During the January-October period, the country’s current account posted a cumulative $77.07 billion.
The BOK earlier predicted the annual account surplus to reach around $92 billion. The central bank said that it will be possible to meet the projection if the current surplus trends continue.
October’s smaller surplus, compared with the previous month, came mostly from increased imports driven by high oil and other commodity prices, the data showed.
The goods balance measuring inbound and outbound shipments registered a surplus of $5.64 billion in October but the amount was smaller than the previous month’s surplus of $9.45 billion.
Exports totaled $55.97 billion, the 12th straight month of on-year rise. Imports came to $50.34 billion, up from the previous month’s $46.98 billion, the data showed.
Of imports, costs of purchasing oil spiked.
The BOK said that unit import prices of crude oil stood at $77.8 per barrel, up 80.2 percent from the same month a year earlier.
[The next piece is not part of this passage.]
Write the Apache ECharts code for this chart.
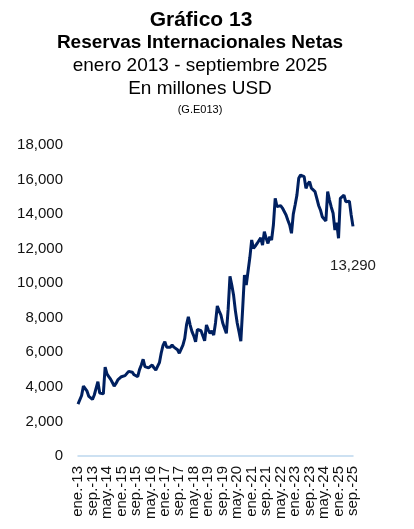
<!DOCTYPE html>
<html>
<head>
<meta charset="utf-8">
<script src="https://cdn.jsdelivr.net/npm/echarts@6/dist/echarts.min.js"></script>
<style>
html,body{margin:0;padding:0;background:#fff;}
#c{width:414px;height:529px;}
</style>
</head>
<body>
<div id="c"></div>
<script>
var monthNames = ['ene.','feb.','mar.','abr.','may.','jun.','jul.','ago.','sep.','oct.','nov.','dic.'];
var years = ['13','14','15','16','17','18','19','20','21','22','23','24','25'];
var yTicks = [0,2000,4000,6000,8000,10000,12000,14000,16000,18000];

var rin2013 = [3000,3050,3500,4050,4000,3750,3450,3350,3280,3530,3450,4300];
var rin2014 = [3640,3530,3600,5150,4750,4600,4450,4250,4050,4200,4400,4500];
var rin2015 = [4590,4690,4650,4750,4900,4900,4850,4700,4650,4590,5000,5270];
var rin2016 = [5600,5170,5070,5100,5150,5270,5100,4980,4880,5400,5960,6400];
var rin2017 = [6620,6300,6230,6300,6420,6300,6250,6150,5950,5840,6420,6810];
var rin2018 = [7600,8060,7580,7200,6950,6610,7330,7300,7250,7150,6670,7580];
var rin2019 = [7300,7100,7250,7000,7700,8680,8400,8160,7700,7400,7100,8500];
var rin2020 = [10400,9900,9300,8400,7700,7190,6650,8500,10470,9900,9900,11500];
var rin2021 = [12500,12020,12150,12300,12400,12630,12210,12980,12600,12300,12690,12500];
var rin2022 = [13370,14910,14430,14350,14490,14350,14240,13950,13650,13370,12890,14000];
var rin2023 = [14530,15100,16070,16260,16220,16170,15490,15750,15880,15500,15390,15300];
var rin2024 = [14910,14500,14240,13850,13750,13600,15300,14810,14400,14050,13080,13500];
var rin2025 = [12600,14910,15010,15100,14720,14750,14750,13950,13290];

var values = [].concat(rin2013,rin2014,rin2015,rin2016,rin2017,rin2018,rin2019,rin2020,rin2021,rin2022,rin2023,rin2024,rin2025);
var categories = [];
for (var y = 0; y < years.length; y++) {
  for (var m = 0; m < 12; m++) {
    if (categories.length < values.length) categories.push(monthNames[m] + '-' + years[y]);
  }
}
var seriesData = values.map(function(v, i){
  if (i === values.length - 1) {
    return {value: v, label: {show: true, position: 'bottom', distance: 32,
      formatter: function(p){ return p.value.toLocaleString('en-US'); },
      color: '#222', fontSize: 15, fontFamily: 'Liberation Sans'}};
  }
  return v;
});

var chart = echarts.init(document.getElementById('c'), null, {renderer: 'canvas'});
chart.setOption({
  animation: false,
  backgroundColor: '#fff',
  title: [
    {text: 'Gráfico 13', left: 196, top: 5, textAlign: 'center',
     textStyle: {fontFamily: 'Liberation Sans', fontSize: 21, fontWeight: 'bold', color: '#000'}},
    {text: 'Reservas Internacionales Netas', left: 195, top: 28, textAlign: 'center',
     textStyle: {fontFamily: 'Liberation Sans', fontSize: 19, fontWeight: 'bold', color: '#000'}},
    {text: 'enero 2013 - septiembre 2025', left: 195, top: 51, textAlign: 'center',
     textStyle: {fontFamily: 'Liberation Sans', fontSize: 19, fontWeight: 'normal', color: '#000'}},
    {text: 'En millones USD', left: 195, top: 74, textAlign: 'center',
     textStyle: {fontFamily: 'Liberation Sans', fontSize: 19, fontWeight: 'normal', color: '#000'}},
    {text: '(G.E013)', left: 195, top: 99, textAlign: 'center',
     textStyle: {fontFamily: 'Liberation Sans', fontSize: 11, fontWeight: 'normal', color: '#000'}}
  ],
  grid: {left: 78, right: 61, top: 145, bottom: 73, containLabel: false},
  xAxis: {
    type: 'category',
    data: categories,
    boundaryGap: false,
    axisLine: {show: true, lineStyle: {color: '#BDD7EE', width: 1.5}},
    axisTick: {show: false},
    axisLabel: {interval: 0, rotate: 90, fontSize: 15,
      fontFamily: 'Liberation Sans', color: '#111', margin: 10, hideOverlap: false,
      formatter: function(val, idx){ return idx % 8 === 0 ? val : ''; }}
  },
  yAxis: {
    type: 'value',
    min: 0, max: 18000, interval: 2000,
    splitLine: {show: false},
    axisLine: {show: false},
    axisTick: {show: false},
    axisLabel: {fontSize: 15, fontFamily: 'Liberation Sans', color: '#111', margin: 15,
      formatter: function(v){ return yTicks.indexOf(v) >= 0 ? v.toLocaleString('en-US') : ''; }}
  },
  series: [{
    type: 'line',
    data: seriesData,
    symbol: 'circle',
    symbolSize: 0,
    showSymbol: true,
    showAllSymbol: true,
    lineStyle: {color: '#002060', width: 3},
    itemStyle: {color: '#002060'},
    z: 3
  }]
});
</script>
</body>
</html>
The prices of liquefied natural gas surged 142.2 percent on-year to $668 in the month.
The service account, which includes outlays by South Koreans on overseas trips, posted a surplus of $630 million in October, a turnaround from a deficit of $20 million in September.
In particular, revenue from transport amounted to a record high of $4.77 billion in October, driven by a hike in shipping rates, the data showed.
The primary income account, which tracks wages of foreign workers and dividend payments overseas, logged a surplus of $670 million in October, smaller than a surplus of $750 billion a month earlier due in part to an increase in dividend payments.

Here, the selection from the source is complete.